For buffer #4 (and onward), the math works out:
((4608 bytes) / (2 bytes/sample) / (2 channels))
/ ((48,000 samples/sec) / (1,000,000 us/sec))
= 24,000 us (i.e. the change in time between buffers)
What is going on with buffer #3 though? A straightforward take on the data suggests that the audio begins playing at time 48000 us and then pauses momentarily before the 72000 us mark, at which point it begins to play continuously with no breaks.
It seems more likely that there are 296 hidden 0's before the data of buffer #3, but this offset doesn't seem to be indicated by any variables in my code. Can anyone shed some light on this for me?

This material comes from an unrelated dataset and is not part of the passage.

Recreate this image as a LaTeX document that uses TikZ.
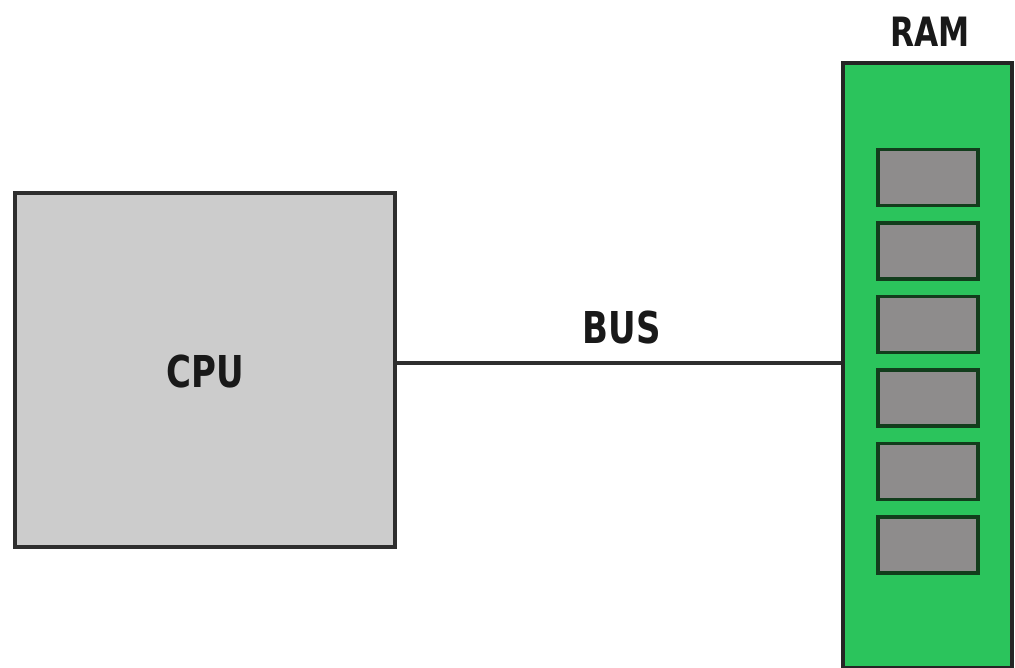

As far as I have figured out, audio MediaCodec stuffs* don't really care what the timestamps are associated with each buffer. Instead, it just magically recalculates what the timestamps should be for each piece of data, using the specified bitrate, by assuming there are no holes in the flow of bytes.
As a supporting piece of evidence to this hypothesis, one of the pieces of the solution in this answer simply suggests incrementing timestamp values and not actually calculating the correct timestamps.
So in the example of this question, audio MediaCodec stuffs* would completely ignore all of the timestamp values. Buffer #3 byte #1 would be assumed by MediaCodec to be time 0, and the time for buffer #4 byte #1 would be inferred from the number of bytes processed thus far and not taken as 24000 or 48000.
*namely a MediaCodec object or some related custom component
Note: MediaCodec video encoder does seem to care about timestamps.